Gattaz, c’est triste à dire, mais c’est le retour à l’idéologie de l’industrialisme, au Saint Simonisme et n’ayons pas peur des mots, c’est la Cagoule des années 30, fascinée par le modèle allemand. Et ce n’est pas un hasard car les mentalités, les circonstances, sont semblables. Le peuple jouit trop, il se vautre dans le laisser-aller, il faut reprendre tout cela en mains au nom de l’idéologie de la production. Le peuple n’est pas là pour jouir, il est là pour produire sous la conduite des élites de Centrale, Polytechnique, de ceux qui savent ce qui est bon… mais bon pour qui ? Ce n’est pas un hasard si ces tendances resurgissent puisque le but, c’est l’alignement sur l’Allemagne, sur son modèle comme dans les années 30. La fascination d’une certaine droite pour l’Allemagne est enracinée dans ses gênes. Le patronat, nous parlons du très grand patronat, en particulier celui des Grandes Ecoles, a toujours eu une fascination pour le Saint-Simonisme et le père Enfantin, les X-Crise, les Coutrot et les Schueller. Il a eu une admiration sans borne, sans limite, pour la politique de l’Allemagne des années 30, quand, sans devises, sans ressources alimentaires, sans matières premières, elle a réussi à mettre sa population au travail pour des salaires de misère, grâce à la terreur nazie, grâce à la complicité du grand patronat et tout cela pour réarmer le Reich. Avec ce patronat, le peuple doit toujours se dévouer pour quelque chose, se sacrifier. Le bonheur, c’est toujours pour les autres, n’est-ce pas !
Oui, il faut refaire un pays compétitif. Oui, il faut faire des réformes. Mais pas n’importe lesquelles.
Voici ce que Gattaz aurait dû demander si…
- Baisse des frais généraux du pays, c’est à dire nettoyer les écuries d’Augias de la fonction publique, des pantouflards de la République et des planqués de tout sorte.
- Baisse de la part de l’Etat dans la dépense nationale à 50% au lieu de 59% pour retourner aux normes de nos compétiteurs.
- Baisse des impôts, recettes fiscales, parafiscales de 5 points de GDP, en attendant de pouvoir faire mieux plus tard.
- Suppression du salaire minimum qui est un avantage aux anciens au détriment des nouveaux venus sur le marché du travail. Si on veut travailler, on doit pouvoir offrir sa force de travail au prix que l’on veut et que l’on juge compatible avec sa dignité
- Restauration de la liberté de gérer pour les chefs d’entreprises, fin des blocages du marché du travail. Retour à l’incitation et à la sanction. Le chef d’entreprise doit pouvoir mettre librement à la porte celui qui ne fait rien ou fait le b…..l dans l’entreprise.
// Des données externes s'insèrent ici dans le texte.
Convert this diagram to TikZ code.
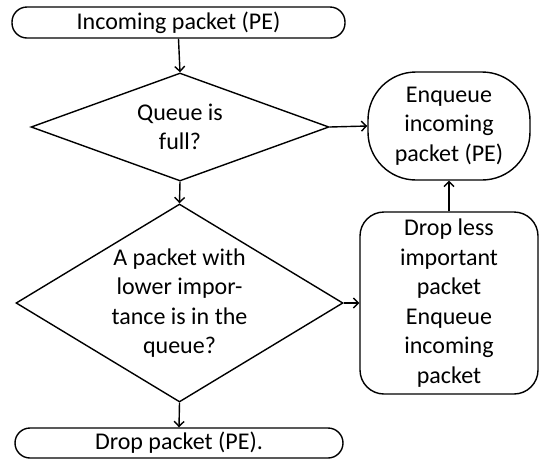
\documentclass[tikz,border=0pt]{standalone}
\usepackage{fontspec}
\setmainfont{Carlito}
\usetikzlibrary{shapes.geometric,arrows.meta}
\tikzset{
  every node/.style={font=\fontsize{24pt}{29.5pt}\selectfont, align=center, inner sep=0pt, line width=1.4pt},
  term/.style={draw, rectangle, rounded corners=15pt},
  dec/.style={draw, diamond},
  conn/.style={line width=1.4pt, -{Straight Barb[length=5pt,width=10pt,line width=1.4pt]}}
}
\begin{document}
\begin{tikzpicture}[x=1pt,y=-1pt]
\useasboundingbox (0,0) rectangle (541,459);
\node[term, minimum width=333pt, minimum height=31pt] (top) at (178.5,22.5) {Incoming packet (PE)};
\node[dec, minimum width=298pt, minimum height=108pt] (d1) at (180,127) {};
\node (d1t) at (d1.center) {Queue is\\full?};
\node[dec, minimum width=327pt, minimum height=198pt] (d2) at (179.5,303) {};
\node (d2t) at (d2.center) {A packet with\\lower impor-\\tance is in the\\queue?};
\node[term, minimum width=328pt, minimum height=30pt] (bot) at (179,443) {Drop packet (PE).};
\node[draw, rectangle, rounded corners=48pt, minimum width=162pt, minimum height=108pt] (enq) at (449,126) {Enqueue\\incoming\\packet (PE)};
\node[draw, rectangle, rounded corners=24pt, minimum width=178pt, minimum height=182pt] (drop) at (449,303) {Drop less\\important\\packet\\Enqueue\\incoming\\packet};
\draw[conn] (top.south) -- (d1.north);
\draw[conn] (d1.south) -- (d2.north);
\draw[conn] (d2.south) -- (bot.north);
\draw[conn] (d1.east) -- (enq.west);
\draw[conn] (d2.east) -- (drop.west);
\draw[conn] (drop.north) -- (enq.south);
\end{tikzpicture}
\end{document}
On doit pouvoir mettre à la porte celui qui coûte plus à l’entreprise qu’il ne lui rapporte, c’est la vraie logique de l’entreprise, Monsieur Gattaz.
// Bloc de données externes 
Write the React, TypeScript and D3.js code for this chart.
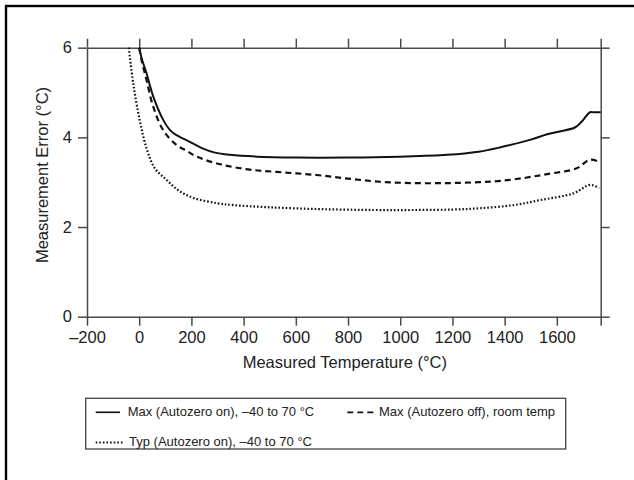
import { useRef, useEffect } from 'react';
import * as d3 from 'd3';

// temperature (°C), error (°C)
const maxAutozeroOn: [number, number][] = [
  [0, 6.0], [10, 5.75], [28, 5.43], [54, 4.91], [92, 4.39], [120, 4.15], [143, 4.05],
  [194, 3.9], [240, 3.76], [290, 3.66], [348, 3.61], [450, 3.57], [600, 3.55], [800, 3.55],
  [1000, 3.57], [1180, 3.61], [1300, 3.68], [1385, 3.78], [1500, 3.95], [1563, 4.07],
  [1669, 4.22], [1692, 4.33], [1727, 4.56], [1740, 4.56], [1768, 4.56],
];
const maxAutozeroOff: [number, number][] = [
  [0, 6.0], [10, 5.7], [28, 5.28], [54, 4.68], [92, 4.16], [143, 3.83], [182, 3.7],
  [220, 3.57], [310, 3.4], [424, 3.28], [550, 3.22], [680, 3.16], [800, 3.08], [923, 3.01],
  [1050, 2.98], [1180, 2.98], [1300, 3.0], [1385, 3.03], [1480, 3.1], [1563, 3.18],
  [1676, 3.31], [1727, 3.5], [1768, 3.44],
];
const typAutozeroOn: [number, number][] = [
  [-40, 6.0], [-23, 5.21], [3, 4.35], [30, 3.72], [60, 3.31], [105, 3.05], [150, 2.82],
  [207, 2.65], [300, 2.53], [360, 2.49], [500, 2.44], [692, 2.4], [900, 2.38], [1053, 2.38],
  [1200, 2.39], [1308, 2.42], [1436, 2.49], [1535, 2.6], [1663, 2.75], [1727, 2.94], [1762, 2.87],
];

const xTicks = [-200, 0, 200, 400, 600, 800, 1000, 1200, 1400, 1600, 1768];
const yTicks = [0, 2, 4, 6];
const xDomain = [-200, 1768];
const yDomain = [0, 6];

const legendItems = [
  { label: 'Max (Autozero on), –40 to 70 °C', dash: null },
  { label: 'Max (Autozero off), room temp', dash: '6,4' },
  { label: 'Typ (Autozero on), –40 to 70 °C', dash: '1.6,2' },
];

const FONT = '"Liberation Sans", Arial, Helvetica, sans-serif';
const W = 634, H = 480;
const M = { left: 87, top: 47.7, right: 600.7, bottom: 316.7 };

export default function App() {
  const svgRef = useRef<SVGSVGElement>(null);

  useEffect(() => {
    const svg = d3.select(svgRef.current);
    svg.selectAll('*').remove();

    const x = d3.scaleLinear().domain(xDomain).range([M.left, M.right]);
    const y = d3.scaleLinear().domain(yDomain).range([M.bottom, M.top]);
    const fmt = (d: number) => (d === 1768 ? '' : d < 0 ? '–' + Math.abs(d) : String(d));

    // outer frame (right/bottom run off the page)
    svg.append('rect').attr('x', 6).attr('y', 6).attr('width', 700).attr('height', 600)
      .attr('fill', 'none').attr('stroke', '#000').attr('stroke-width', 2.4);

    const styleAxis = (g: any) => {
      g.select('.domain').attr('stroke', '#4a4a4a').attr('stroke-width', 1.5);
      g.selectAll('.tick line').attr('stroke', '#4a4a4a').attr('stroke-width', 1.5);
      g.selectAll('.tick text').attr('fill', '#222').attr('font-size', 16.5).attr('font-family', FONT);
    };

    svg.append('g').attr('transform', `translate(0,${M.bottom})`)
      .call(d3.axisBottom(x).tickValues(xTicks).tickFormat(fmt as any).tickSize(9).tickSizeOuter(0).tickPadding(6))
      .call(styleAxis);
    svg.append('g').attr('transform', `translate(0,${M.top})`)
      .call(d3.axisTop(x).tickValues(xTicks).tickFormat(() => '').tickSize(9).tickSizeOuter(0))
      .call(styleAxis);
    svg.append('g').attr('transform', `translate(${M.left},0)`)
      .call(d3.axisLeft(y).tickValues(yTicks).tickFormat(d3.format('d') as any).tickSize(9).tickSizeOuter(0).tickPadding(6))
      .call(styleAxis);
    svg.append('g').attr('transform', `translate(${M.right},0)`)
      .call(d3.axisRight(y).tickValues(yTicks).tickFormat(() => '').tickSize(9).tickSizeOuter(0))
      .call(styleAxis);

    // axis titles
    svg.append('text').attr('x', (M.left + M.right) / 2 + 1).attr('y', 368)
      .attr('text-anchor', 'middle').attr('font-size', 16.5).attr('font-family', FONT).attr('fill', '#222')
      .text('Measured Temperature (°C)');
    svg.append('text').attr('transform', `translate(48,175) rotate(-90)`)
      .attr('text-anchor', 'middle').attr('font-size', 16.5).attr('font-family', FONT).attr('fill', '#222')
      .text('Measurement Error (°C)');

    const line = d3.line<[number, number]>().x(d => x(d[0])).y(d => y(d[1])).curve(d3.curveCatmullRom.alpha(0.5));
    const series = [maxAutozeroOn, maxAutozeroOff, typAutozeroOn];
    series.forEach((s, i) => {
      svg.append('path').datum(s).attr('d', line).attr('fill', 'none').attr('stroke', '#111')
        .attr('stroke-width', i === 0 ? 2 : 2.2)
        .attr('stroke-dasharray', legendItems[i].dash);
    });

    // legend
    const leg = svg.append('g');
    leg.append('rect').attr('x', 85.7).attr('y', 398.3).attr('width', 480).attr('height', 50.7)
      .attr('fill', 'none').attr('stroke', '#444').attr('stroke-width', 1.3);
    const pos = [
      { x1: 95.7, x2: 120, ly: 412.3, tx: 127.7, ty: 415.8 },
      { x1: 347.3, x2: 373.3, ly: 412.3, tx: 379, ty: 415.8 },
      { x1: 95.7, x2: 124, ly: 442.5, tx: 129, ty: 445.5 },
    ];
    legendItems.forEach((it, i) => {
      const p = pos[i];
      leg.append('line').attr('x1', p.x1).attr('x2', p.x2).attr('y1', p.ly).attr('y2', p.ly)
        .attr('stroke', '#111').attr('stroke-width', i === 0 ? 1.6 : 1.8)
        .attr('stroke-dasharray', it.dash);
      leg.append('text').attr('x', p.tx).attr('y', p.ty).attr('font-size', 13)
        .attr('font-family', FONT).attr('fill', '#222').text(it.label);
    });
  }, []);

  return (
    <svg ref={svgRef} width={W} height={H}
      style={{ position: 'absolute', left: 0, top: 0, background: '#fff' }} />
  );
}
- Entreprendre des actions pour réduire la rente foncière et immobilière, restaurer la fluidité et la liberté sur ces marchés, les réglementations et la collusion sont responsables des prix trop élevés du logement pour les Français. Cela pèse sur la compétitivité.
- Arrêter de taxer l’énergie, et comprendre une fois pour toutes que taxer l’énergie est un surcoût considérable qui pèse sur la compétitivité. Dans la plupart des pays émergents, l’énergie, on la subventionne. Au passage, mettre les écologistes à la porte du gouvernement.
- Faire cesser le scandale agricole qui produit des prix de reproduction de la main d’œuvre, des prix de nourriture trop élevés. Remplacer le système des prix élevés qui bénéficient aux très grandes propriétés par un système d’aide directe aux petits producteurs
- Arrêter de faire payer les médicaments deux à trois fois leur prix par la Sécurité Sociale sous prétexte de préserver l’emploi dans les entreprises pharmaceutiques, réformer le système de distribution de la pharmacie, créer un système test comme celui des Pays-Bas.
- Revoir de fond en comble le welfare qui est devenu un véritable monstre ingérable et trop coûteux pour un pays qui a si peu d’actifs pour entretenir les inactifs.
Voilà quelques pistes pour un patronat qui abandonnerait ses vieilles lunes, ses viles tentations.